PROBLEM TO WORK ON »
Copy out all the data, word for word.

DATASET EXTRACT »
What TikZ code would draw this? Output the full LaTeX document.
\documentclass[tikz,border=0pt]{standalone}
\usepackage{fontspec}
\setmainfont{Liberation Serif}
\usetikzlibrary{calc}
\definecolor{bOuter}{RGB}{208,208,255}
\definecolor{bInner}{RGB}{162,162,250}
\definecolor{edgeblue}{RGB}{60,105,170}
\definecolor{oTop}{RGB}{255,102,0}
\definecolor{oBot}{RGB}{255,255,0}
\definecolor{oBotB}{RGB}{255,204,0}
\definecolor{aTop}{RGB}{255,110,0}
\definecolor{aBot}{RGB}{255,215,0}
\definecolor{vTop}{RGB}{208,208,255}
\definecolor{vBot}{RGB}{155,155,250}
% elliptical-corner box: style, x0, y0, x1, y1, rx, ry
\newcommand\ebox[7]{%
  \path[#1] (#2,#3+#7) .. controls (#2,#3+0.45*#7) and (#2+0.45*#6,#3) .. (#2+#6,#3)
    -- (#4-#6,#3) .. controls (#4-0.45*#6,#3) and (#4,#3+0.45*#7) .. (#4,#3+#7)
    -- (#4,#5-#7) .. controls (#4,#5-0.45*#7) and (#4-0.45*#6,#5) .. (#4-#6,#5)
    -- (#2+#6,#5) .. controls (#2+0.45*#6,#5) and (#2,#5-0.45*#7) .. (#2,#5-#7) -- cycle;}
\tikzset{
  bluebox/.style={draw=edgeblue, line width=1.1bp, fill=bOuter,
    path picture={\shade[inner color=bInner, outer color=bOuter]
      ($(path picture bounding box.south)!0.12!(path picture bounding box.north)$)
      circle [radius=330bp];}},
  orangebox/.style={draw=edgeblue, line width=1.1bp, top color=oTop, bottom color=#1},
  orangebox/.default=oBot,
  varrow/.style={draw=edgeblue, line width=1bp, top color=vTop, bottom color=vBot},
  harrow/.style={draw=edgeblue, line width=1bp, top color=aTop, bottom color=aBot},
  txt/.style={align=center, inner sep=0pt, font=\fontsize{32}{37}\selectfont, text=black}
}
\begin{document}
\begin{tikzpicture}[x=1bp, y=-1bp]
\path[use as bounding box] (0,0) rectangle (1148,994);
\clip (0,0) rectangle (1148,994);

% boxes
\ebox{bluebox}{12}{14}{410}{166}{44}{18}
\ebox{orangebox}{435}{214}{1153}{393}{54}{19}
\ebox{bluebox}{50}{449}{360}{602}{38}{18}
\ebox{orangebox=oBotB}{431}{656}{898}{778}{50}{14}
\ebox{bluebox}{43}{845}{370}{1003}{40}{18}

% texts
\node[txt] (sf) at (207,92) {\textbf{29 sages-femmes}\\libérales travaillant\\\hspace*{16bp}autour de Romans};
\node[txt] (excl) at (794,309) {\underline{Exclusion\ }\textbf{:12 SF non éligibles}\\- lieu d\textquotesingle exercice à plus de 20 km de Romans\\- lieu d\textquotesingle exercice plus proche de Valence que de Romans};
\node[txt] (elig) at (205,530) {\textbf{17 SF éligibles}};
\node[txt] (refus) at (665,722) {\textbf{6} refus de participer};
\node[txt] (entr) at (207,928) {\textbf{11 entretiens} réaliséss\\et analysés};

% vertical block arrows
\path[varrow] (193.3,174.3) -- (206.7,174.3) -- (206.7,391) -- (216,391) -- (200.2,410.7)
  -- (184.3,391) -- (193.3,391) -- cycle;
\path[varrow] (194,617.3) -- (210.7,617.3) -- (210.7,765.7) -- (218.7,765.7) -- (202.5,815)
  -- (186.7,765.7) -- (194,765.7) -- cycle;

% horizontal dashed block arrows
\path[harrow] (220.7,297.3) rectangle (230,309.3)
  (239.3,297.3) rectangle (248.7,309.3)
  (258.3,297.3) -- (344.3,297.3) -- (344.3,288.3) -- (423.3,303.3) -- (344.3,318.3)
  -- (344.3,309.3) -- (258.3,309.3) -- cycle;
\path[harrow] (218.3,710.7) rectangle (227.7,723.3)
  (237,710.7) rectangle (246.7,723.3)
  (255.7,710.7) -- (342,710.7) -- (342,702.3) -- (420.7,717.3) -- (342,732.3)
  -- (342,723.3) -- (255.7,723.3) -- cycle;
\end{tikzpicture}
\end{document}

PROBLEM SOLUTION »
What TikZ code would draw this? Output the full LaTeX document.
\documentclass[tikz,border=0pt]{standalone}
\usepackage{fontspec}
\setmainfont{Liberation Serif}
\usetikzlibrary{calc}
\definecolor{bOuter}{RGB}{208,208,255}
\definecolor{bInner}{RGB}{162,162,250}
\definecolor{edgeblue}{RGB}{60,105,170}
\definecolor{oTop}{RGB}{255,102,0}
\definecolor{oBot}{RGB}{255,255,0}
\definecolor{oBotB}{RGB}{255,204,0}
\definecolor{aTop}{RGB}{255,110,0}
\definecolor{aBot}{RGB}{255,215,0}
\definecolor{vTop}{RGB}{208,208,255}
\definecolor{vBot}{RGB}{155,155,250}
% elliptical-corner box: style, x0, y0, x1, y1, rx, ry
\newcommand\ebox[7]{%
  \path[#1] (#2,#3+#7) .. controls (#2,#3+0.45*#7) and (#2+0.45*#6,#3) .. (#2+#6,#3)
    -- (#4-#6,#3) .. controls (#4-0.45*#6,#3) and (#4,#3+0.45*#7) .. (#4,#3+#7)
    -- (#4,#5-#7) .. controls (#4,#5-0.45*#7) and (#4-0.45*#6,#5) .. (#4-#6,#5)
    -- (#2+#6,#5) .. controls (#2+0.45*#6,#5) and (#2,#5-0.45*#7) .. (#2,#5-#7) -- cycle;}
\tikzset{
  bluebox/.style={draw=edgeblue, line width=1.1bp, fill=bOuter,
    path picture={\shade[inner color=bInner, outer color=bOuter]
      ($(path picture bounding box.south)!0.12!(path picture bounding box.north)$)
      circle [radius=330bp];}},
  orangebox/.style={draw=edgeblue, line width=1.1bp, top color=oTop, bottom color=#1},
  orangebox/.default=oBot,
  varrow/.style={draw=edgeblue, line width=1bp, top color=vTop, bottom color=vBot},
  harrow/.style={draw=edgeblue, line width=1bp, top color=aTop, bottom color=aBot},
  txt/.style={align=center, inner sep=0pt, font=\fontsize{32}{37}\selectfont, text=black}
}
\begin{document}
\begin{tikzpicture}[x=1bp, y=-1bp]
\path[use as bounding box] (0,0) rectangle (1148,994);
\clip (0,0) rectangle (1148,994);

% boxes
\ebox{bluebox}{12}{14}{410}{166}{44}{18}
\ebox{orangebox}{435}{214}{1153}{393}{54}{19}
\ebox{bluebox}{50}{449}{360}{602}{38}{18}
\ebox{orangebox=oBotB}{431}{656}{898}{778}{50}{14}
\ebox{bluebox}{43}{845}{370}{1003}{40}{18}

% texts
\node[txt] (sf) at (207,92) {\textbf{29 sages-femmes}\\libérales travaillant\\\hspace*{16bp}autour de Romans};
\node[txt] (excl) at (794,309) {\underline{Exclusion\ }\textbf{:12 SF non éligibles}\\- lieu d\textquotesingle exercice à plus de 20 km de Romans\\- lieu d\textquotesingle exercice plus proche de Valence que de Romans};
\node[txt] (elig) at (205,530) {\textbf{17 SF éligibles}};
\node[txt] (refus) at (665,722) {\textbf{6} refus de participer};
\node[txt] (entr) at (207,928) {\textbf{11 entretiens} réaliséss\\et analysés};

% vertical block arrows
\path[varrow] (193.3,174.3) -- (206.7,174.3) -- (206.7,391) -- (216,391) -- (200.2,410.7)
  -- (184.3,391) -- (193.3,391) -- cycle;
\path[varrow] (194,617.3) -- (210.7,617.3) -- (210.7,765.7) -- (218.7,765.7) -- (202.5,815)
  -- (186.7,765.7) -- (194,765.7) -- cycle;

% horizontal dashed block arrows
\path[harrow] (220.7,297.3) rectangle (230,309.3)
  (239.3,297.3) rectangle (248.7,309.3)
  (258.3,297.3) -- (344.3,297.3) -- (344.3,288.3) -- (423.3,303.3) -- (344.3,318.3)
  -- (344.3,309.3) -- (258.3,309.3) -- cycle;
\path[harrow] (218.3,710.7) rectangle (227.7,723.3)
  (237,710.7) rectangle (246.7,723.3)
  (255.7,710.7) -- (342,710.7) -- (342,702.3) -- (420.7,717.3) -- (342,732.3)
  -- (342,723.3) -- (255.7,723.3) -- cycle;
\end{tikzpicture}
\end{document}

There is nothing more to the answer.